Step 03 — Cross-Language Byte Identity

Goal

Make Rust, Go, and C++ produce byte-identical dump_plan(plan) ++ dump_result(rows) streams for the same workload, and verify it with SHA-256.

Why

If three implementations of the same spec produce the same bytes on a randomly-seeded workload, they agree on every observable behaviour — plan choice, operator order, row emission order, value encoding. A single divergent byte is the difference between "we have a spec" and "we have three programs that happen to look similar".

What to do

  1. Freeze the wire format in CONCEPTS.md section 9. Plan tags 0x01..0x05, op codes 0x01..0x06, val tags 0x01..0x02, result magic "DSEQR01" (7 bytes, no terminator).

  2. Implement dump_plan / dump_result in each language. Use only little-endian primitives — never platform-native byte order. C++: std::memcpy of to_le_bytes-equivalent expressions; never reinterpret int*. Go: binary.LittleEndian.PutUint32 / PutUint64. Rust: to_le_bytes().

  3. Implement RunWorkload identically:

    • SplitMix64(seed) with the canonical constants 0x9E3779B97F4A7C15, 0xBF58476D1CE4E7B5, 0x94D049BB133111EB.
    • For each row i in 0..rows: draw r1, r2; insert (IntV(i), Text("n" + (r1 % 1000)), IntV(r2 % 100)).
    • After insertion, apply the scenario's indexes (none / col 2 / cols 2+1).
    • For each op: draw r3, r4, r5; derive kind = (r3 >> 60) & 3, col = r4 % 3. Build the query per kind (0/1 → EQ, 2 → range with op = ((r5>>1)&1) ? Lt : Gt, 3 → projection-only).
    • Plan, execute, append dump_plan ++ dump_result to the rolling output.
  4. CLI: qplan workload --seed S --ops N --rows R --scenario X prints sha256_hex of the rolling output with no trailing newline.
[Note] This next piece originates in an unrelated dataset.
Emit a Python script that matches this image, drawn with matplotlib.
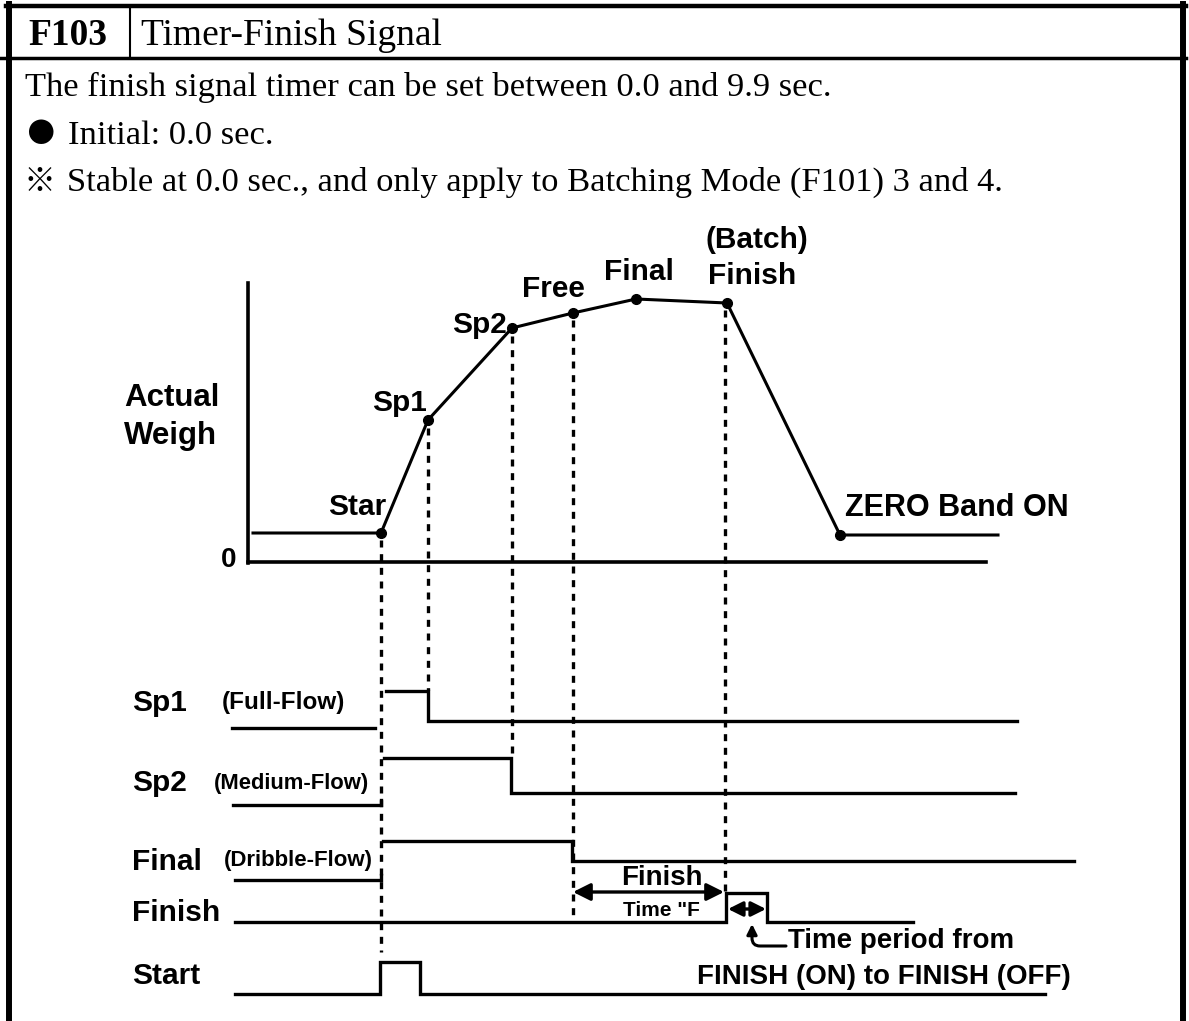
import matplotlib.pyplot as plt

W, H = 1189, 1021

# weight curve: time position and weight level (px rows)
curve_t = [253, 381, 428, 512, 573, 636, 727, 840, 998]
curve_w = [533, 533, 420, 328, 313, 299, 303, 535, 535]
dot_t = curve_t[1:8]
dot_w = curve_w[1:8]

# dashed guide lines: time, top, bottom
guide_t = [381, 428, 512, 573, 725]
guide_top = [540, 428, 336, 320, 310]
guide_bot = [952, 690, 758, 922, 893]

# timing signals (low part before start, main part)
sp1_pre = ([232, 375], [728, 728])
sp1_t = [386, 428, 428, 1017]
sp1_v = [691, 691, 721, 721]
sp2_pre = ([233, 381, 381], [805, 805, 800])
sp2_t = [384, 511, 511, 1015]
sp2_v = [758, 758, 793, 793]
fin_pre = ([235, 381, 381], [880, 880, 875])
fin_t = [383, 572, 572, 1074]
fin_v = [841, 841, 861, 861]
finish_t = [235, 726, 726, 767, 767, 913]
finish_v = [922, 922, 893, 893, 922, 922]
start_t = [235, 380, 380, 420, 420, 1045]
start_v = [994, 994, 962, 962, 994, 994]

serif = ['Liberation Serif', 'Noto Sans CJK JP', 'DejaVu Sans']
sans = ['Liberation Sans', 'DejaVu Sans']

fig = plt.figure(figsize=(W / 100, H / 100), dpi=100)
ax = fig.add_axes([0, 0, 1, 1])
ax.set_xlim(0, W)
ax.set_ylim(H, 0)
ax.axis('off')

k = 'black'
# frame
ax.plot([6, 1186], [6, 6], color=k, lw=3.2)
ax.plot([0, 1186], [58, 58], color=k, lw=2.5)
ax.plot([9, 9], [4, H], color=k, lw=4.3)
ax.plot([1183, 1183], [4, H], color=k, lw=4.3)
ax.plot([130, 130], [6, 58], color=k, lw=1.5)

ax.text(68, 45, 'F103', family=serif, weight='bold', fontsize=27, ha='center', va='baseline')
ax.text(141, 45, 'Timer-Finish Signal', family=serif, fontsize=27, va='baseline')
ax.text(25, 96, 'The finish signal timer can be set between 0.0 and 9.9 sec.',
        family=serif, fontsize=24.8, va='baseline')
ax.text(40, 134, '\u25cf', family=serif, fontsize=41, ha='center', va='center')
ax.text(68, 144, 'Initial: 0.0 sec.', family=serif, fontsize=24.8, va='baseline')
ax.text(40, 182, '\u203b', family=['Noto Sans CJK JP', 'DejaVu Sans'], fontsize=23,
        ha='center', va='center')
ax.text(67, 191, 'Stable at 0.0 sec., and only apply to Batching Mode (F101) 3 and 4.',
        family=serif, fontsize=24.8, va='baseline')

# weight axes
ax.plot([248, 248], [283, 563], color=k, lw=2.6)
ax.plot([248, 986], [562, 562], color=k, lw=2.6)
ax.plot(curve_t, curve_w, color=k, lw=2.2)
ax.plot(dot_t, dot_w, 'o', color=k, ms=7)

for t, y0, y1 in zip(guide_t, guide_top, guide_bot):
    ax.plot([t, t], [y0, y1], color=k, lw=2.4, dashes=(2.1, 2.0))

for tt, vv in [sp1_pre, (sp1_t, sp1_v), sp2_pre, (sp2_t, sp2_v), fin_pre, (fin_t, fin_v),
               (finish_t, finish_v), (start_t, start_v)]:
    ax.plot(tt, vv, color=k, lw=2.4, solid_joinstyle='miter')

b = dict(family=sans, weight='bold', va='center')
ax.text(124, 398, 'Actual', fontsize=22.5, **b)
ax.text(124, 436, 'Weigh', fontsize=22.5, **b)
ax.text(229, 560, '0', fontsize=20, ha='center', **b)
ax.text(386, 507, 'Star', fontsize=21.5, ha='right', **b)
ax.text(427, 403, 'Sp1', fontsize=21.5, ha='right', **b)
ax.text(507, 325, 'Sp2', fontsize=21.5, ha='right', **b)
ax.text(553, 289, 'Free', fontsize=21.5, ha='center', **b)
ax.text(639, 272, 'Final', fontsize=21.5, ha='center', **b)
ax.text(757, 240, '(Batch)', fontsize=21.5, ha='center', **b)
ax.text(752, 276, 'Finish', fontsize=21.5, ha='center', **b)
ax.text(845, 508, 'ZERO Band ON', fontsize=22, **b)

ax.text(132, 703, 'Sp1', fontsize=21.5, **b)
ax.text(222, 702, '(Full-Flow)', fontsize=17.5, **b)
ax.text(132, 783, 'Sp2', fontsize=21.5, **b)
ax.text(214, 783, '(Medium-Flow)', fontsize=15.8, **b)
ax.text(132, 862, 'Final', fontsize=21.5, **b)
ax.text(224, 860, '(Dribble-Flow)', fontsize=16, **b)
ax.text(132, 913, 'Finish', fontsize=21.5, **b)
ax.text(132, 976, 'Start', fontsize=21.5, **b)

ax.text(662, 878, 'Finish', fontsize=20, ha='center', **b)
ax.text(661, 910, 'Time "F', fontsize=15, ha='center', **b)
ax.annotate('', xy=(573, 892), xytext=(724, 892),
            arrowprops=dict(arrowstyle='<|-|>', color=k, lw=2.4, mutation_scale=26,
                            shrinkA=0, shrinkB=0))
ax.annotate('', xy=(728, 909), xytext=(766, 909),
            arrowprops=dict(arrowstyle='<|-|>', color=k, lw=2.4, mutation_scale=22,
                            shrinkA=0, shrinkB=0))
ax.annotate('', xy=(752, 924), xytext=(786, 946),
            arrowprops=dict(arrowstyle='-|>', color=k, lw=2.2, mutation_scale=15,
                            shrinkA=0, shrinkB=0, connectionstyle='angle,angleA=0,angleB=90,rad=8'))
ax.text(788, 941, 'Time period from', fontsize=20, **b)
ax.text(1071, 977, 'FINISH (ON) to FINISH (OFF)', fontsize=20, ha='right', **b)

fig.savefig('out.png', dpi=100)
  5. Compare: scripts/cross_test.sh runs both scenarios across all three binaries and asserts the three hashes match each other and the frozen golden hashes.

Acceptance

  • scripts/verify.sh ends with === OK === (unit tests pass in all three languages).
  • scripts/cross_test.sh ends with === ALL OK === (cross-language bytes match; golden hashes match).
  • Anchor tests (test 11 in Go and C++) verify scenario A's SHA-256 at unit-test time, so drift is caught even without running cross_test.sh.

Common pitfalls

  • Trailing newline from println! / fmt.Println / std::cout << std::endl will change the binary's stdout. Use write_all / Write / fwrite and flush.
  • Magic length. Writing "DSEQR01\0" (8 bytes) instead of 7 makes every op-boundary off by one. The byte-walkthrough in docs/observation.md is the canonical reference if in doubt.
  • Map iteration order in Go. Use sorted slices for any structure whose iteration order ends up in the wire bytes.
  • #[repr(u8)] missing on Rust enums. Without it, op as u8 may not equal the constants 1..6.
  • bool packing. Some C++ standard-library std::vector<bool> paths are surprising; never put a bool in the wire format — promote to std::uint8_t.
  • SHA-256 final byte ordering. The output is big-endian per word; hex-encoding mistakes swap nibbles. The empty-string known answer (e3b0c442...) catches this immediately.